Emperyalist batının, dünya jandarması ABD’nin, Siyonist İsrail’in emirleri ve istekleri doğrultusunda şekillenen yönetimler yüzünden ölmeyen ama ayağa da kalkamayan bir ülkeden hamdolsun kendi tankını, helikopterini, İHA’sını, SİHA’sını, piyade tüfeğini üreten bir ülke olduk.
“One Minute” ile zalime “haddini bil” derken, dünyanın gözünün içine baka baka “dünya beşten büyüktür” dedik. Mazluma, garibana, haklıya sahip çıktık; haksıza had bildirdik. Üzerimize kurulan oyunlarda oyuncu iken oyun kuran ve oynatan güç olduk. Ve bütün bunları içimizdeki batının iş birlikçilerine rağmen bizden görünen ama hiçbir zaman bizden olmayanlara rağmen yaptık. Kurulu emperyalist düzene başkaldırdık, sömürgeci devletlerin çıkarlarına çomak soktuk. Ezilen, horlanan, sömürülen halklara örnek olduk.

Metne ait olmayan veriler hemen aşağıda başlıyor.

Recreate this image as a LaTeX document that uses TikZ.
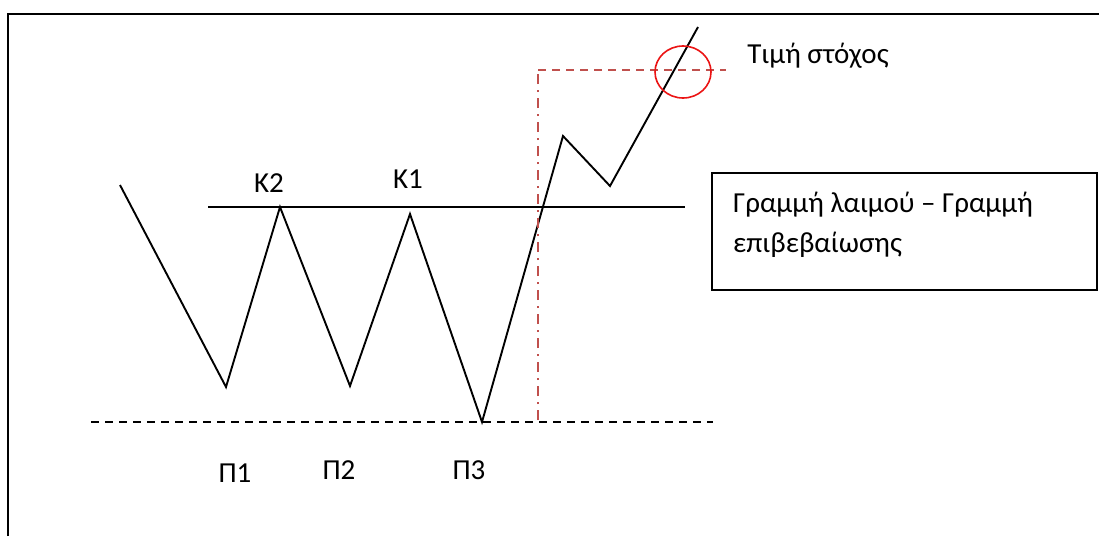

Bütün bu gelişmeleri çoğaltmak mümkün lakin işte tam da bu yüzden ve aynı zamanda bütün bu şer çevreler tarafından hedef tahtasına konduk. Hedefe konan Recep Tayyip Erdoğan olarak görünse de aslında hedef olan, güçlenen, gelişen, gelecek vaat eden bu ülkenin ta kendisi oldu. Güçlü bir Türkiye Batı’nın, AbBD’nin, İsrail’in ve hatta İran ve Suudi Arabistan gibi söz de Müslüman devletlerin bile işine gelmedi.

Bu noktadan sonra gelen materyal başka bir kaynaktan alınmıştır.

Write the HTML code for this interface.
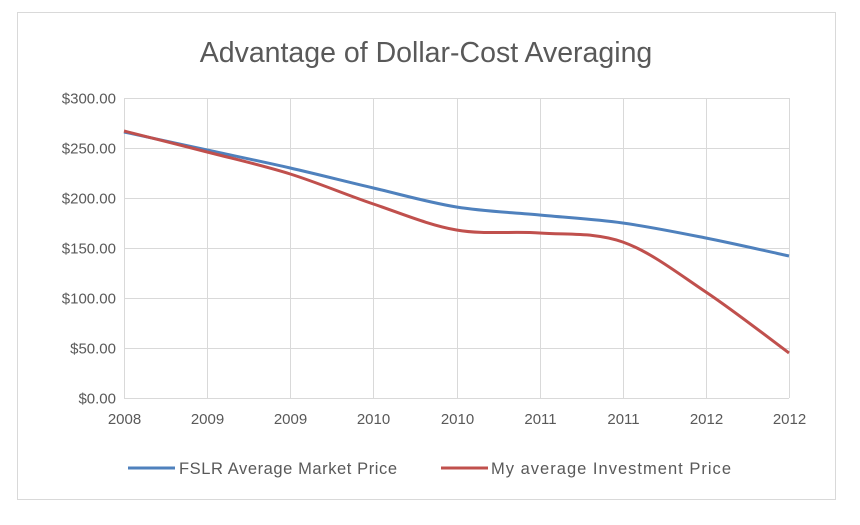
<!DOCTYPE html>
<html><head><meta charset="utf-8"><style>
body{margin:0;background:#fff;font-family:"Liberation Sans",sans-serif}
</style></head><body>
<svg width="860" height="520">
<rect x="0" y="0" width="860" height="520" fill="#fff"/>
<rect x="17.5" y="12.5" width="818" height="487" fill="#fff" stroke="#d9d9d9"/>
<text x="426" y="62" text-anchor="middle" font-size="28.5" fill="#595959">Advantage of Dollar-Cost Averaging</text>
<g id="grid"></g><g id="yt"></g><g id="xt"></g><g id="series"></g>
<g>
<line x1="128" y1="468" x2="175" y2="468" stroke="#4f81bd" stroke-width="3"/>
<text x="179" y="474" font-size="16.5" textLength="218" fill="#595959">FSLR Average Market Price</text>
<line x1="441" y1="468" x2="488" y2="468" stroke="#c0504d" stroke-width="3"/>
<text x="491" y="474" font-size="16.5" textLength="240" fill="#595959">My average Investment Price</text>
</g>
</svg>
<script>
const categories=["2008","2009","2009","2010","2010","2011","2011","2012","2012"];
const fslr=[266,248,230,210,191,183,175,160,142];
const invest=[267,246,224,194,168,165,156,106,45];
const yTicks=[0,50,100,150,200,250,300];
const X0=124,X1=789,Y0=398,Y1=98,YMAX=300;
const ns="http://www.w3.org/2000/svg";
const xs=i=>X0+(X1-X0)*i/(categories.length-1);
const ys=v=>Y0-(Y0-Y1)*v/YMAX;
function mk(t,a,p){const e=document.createElementNS(ns,t);for(const k in a)e.setAttribute(k,a[k]);p.appendChild(e);return e;}
const grid=document.getElementById('grid'),yt=document.getElementById('yt'),xt=document.getElementById('xt'),se=document.getElementById('series');
yTicks.forEach(v=>{const y=Math.round(ys(v))+0.5;
const l=mk('line',{x1:X0,x2:X1,y1:y,y2:y,stroke:'#d9d9d9'},grid);


const t=mk('text',{x:X0-8,y:y+5,'text-anchor':'end','font-size':15,fill:'#595959'},yt);t.textContent='$'+v.toFixed(2);

});
categories.forEach((c,i)=>{const x=Math.round(xs(i))+0.5;
const l=mk('line',{x1:x,x2:x,y1:Y1,y2:Y0,stroke:'#d9d9d9'},grid);


const t=mk('text',{x:x,y:Y0+26,'text-anchor':'middle','font-size':15,fill:'#595959'},xt);t.textContent=c;

});
function path(vals){const p=vals.map((v,i)=>[xs(i),ys(v)]);let d='M'+p[0][0]+','+p[0][1];
for(let i=0;i<p.length-1;i++){const a=p[Math.max(0,i-1)],b=p[i],c=p[i+1],e=p[Math.min(p.length-1,i+2)];const k=1/6;
d+=' C'+(b[0]+(c[0]-a[0])*k)+','+(b[1]+(c[1]-a[1])*k)+' '+(c[0]-(e[0]-b[0])*k)+','+(c[1]-(e[1]-b[1])*k)+' '+c[0]+','+c[1];}return d;}
const s1=mk('path',{d:path(fslr),fill:'none',stroke:'#4f81bd','stroke-width':3},se);


const s2=mk('path',{d:path(invest),fill:'none',stroke:'#c0504d','stroke-width':3},se);


</script>
</body></html>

Yapılan sistem değişikliği ile yeni bir dirilişe kalkan ülkemizi başta onun lideri ve bugünlere gelmesinde emeği geçen Recep Tayyip Erdoğan’ı durdurmak için gerek içerideki maşaları olan terör örgütlerinden gerekse siyasi partilere kadar bütün enstrümanları kullandılar kullanmaya da devam ediyorlar.

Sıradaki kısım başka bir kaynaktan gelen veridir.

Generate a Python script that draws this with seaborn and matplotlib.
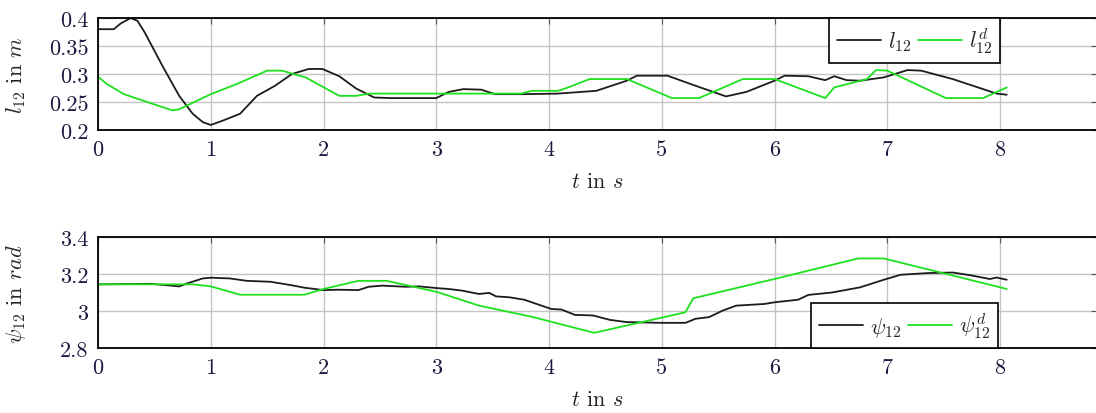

Gezi olaylarıyla başlayan bu süreç 17-25 Aralık yargı darbesi, Mit tırları, 6-7 Ekim olayları, hendek savaşları, alçak 15 Temmuz darbe girişimi, ekonomiyi çökertme operasyonları, Suriye sınırımıza yakın alanlarda PKK/PYD vekalet savaşlarıyla devam ediyor. Bu yüzden önce Fırat Kalkanı Harekatını ardından da Zeytin Dalı Operasyonunu yaparak kurulan ve uygulanan planları bozduk. Ne var ki “Su uyur düşman uyumaz.” atasözümüzdeki karşılığını bulan düşman, uyumuyor durmuyor, durmayacakta. Suriye’de aleyhimize olan gelişmeler farklı oluşumlar altında devam ediyor, çıkar çatışmalarının yaşandığı alanda vampirler pay kapma derdinde. Tarihsel, kültürel, toplumsal ve sınırsal bağı olan Türkiye’yi saf dışında bırakıp “böl, parçala, yok et” taktiğini önce Suriye’de ardından da ülkemizde gerçekleştirmek istiyorlar.
Bu yüzden seçim hamlesinin yapılması zorunlu hale gelmiş oldu.
Öte yandan ülke içinde yaşanan olaylar da seçimin erkene alınmasının daha doğru ve daha hayırlı sonuçlar doğuracağını gösterdi. Ülke içerisinde çıkarılması muhtemel kargaşaların kaosların önüne geçildi. Seçimin erkene çekilmesi bu sorunların da ortaya çıkmadan yok edilmesine vesile oldu.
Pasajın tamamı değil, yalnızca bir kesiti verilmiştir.